Keterbiasaan para siswa dalam memanfaatkan perangkat teknologi informasi dan komunikasi merupakan potensi yang luar biasa yang ada dalam diri mereka, yang harus dikelola oleh para guru agar dapat diarahkan untuk hal-hal yang berguna dalam kehidupan mereka nantinya bukan malah digunakan untuk sesuatu yang membuat diri mereka menjadi tidak produktif dan cenderung melakukan hal-hal yang dilarang seperti mengakses situs web pornografi, kekerasan, kejahatan digital, dll. Selain konten ilmu pengetahuan, mereka para siswa harus dibekali pengetahuan teknologi dan keterampilan-keterampilan sosial untuk dapat menyelesaikan setiap permasalahan (problem solving) yang mereka hadapi nantinya di dunia nyata.

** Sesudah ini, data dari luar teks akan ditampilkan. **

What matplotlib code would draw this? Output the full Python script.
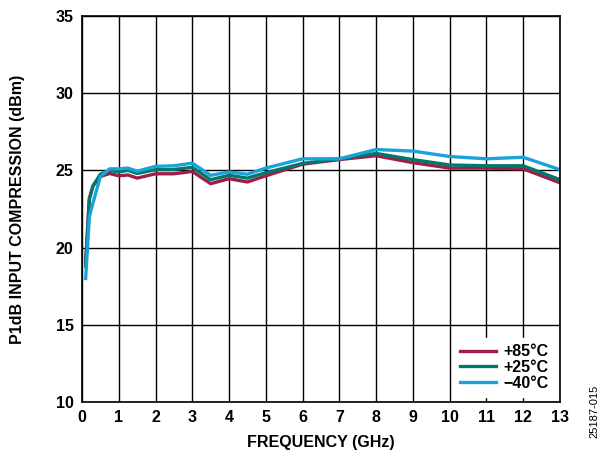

Integrasi dan pemanfaatan teknologi informasi dalam kegiatan pembelajaran tidak hanya membekali para siswa dengan keterampilan teknologi canggih saja, namun lebih dari itu pemanfaatan teknologi harus pula mempromosikan berbagai hal seperti mendorong para siswa untuk berfikir kritis (tingkat tinggi), mendorong kerjasama dan kolaborasi, menggali kreatifitas dan inovasi, memaksimalkan kemampuan komunikasi, dan yang tak kalah penting adalah pemanfaatan teknologi dapat membawa suasana yang menyenangkan dalam proses belajar mengajar. Dalam lingkungan belajar yang menyenangkan, siswa dapat dengan mudah mengingat apa yang telah dipelajarinya karena proses pembelajaran tersebut memberikan kesan tersendiri terhadap peserta didik.
Hadirnya tulisan ini semoga dapat memberikan secercah ide bagi para staf pengajar untuk dapat membawa anak didiknya kearah yang lebih baik, “sadar akan kebutuhan membekali anak didik sesuai dengan tuntutan jaman”, yaitu abad ke-21. Agar mereka lebih siap dalam menghadapi tantangan di masa depan.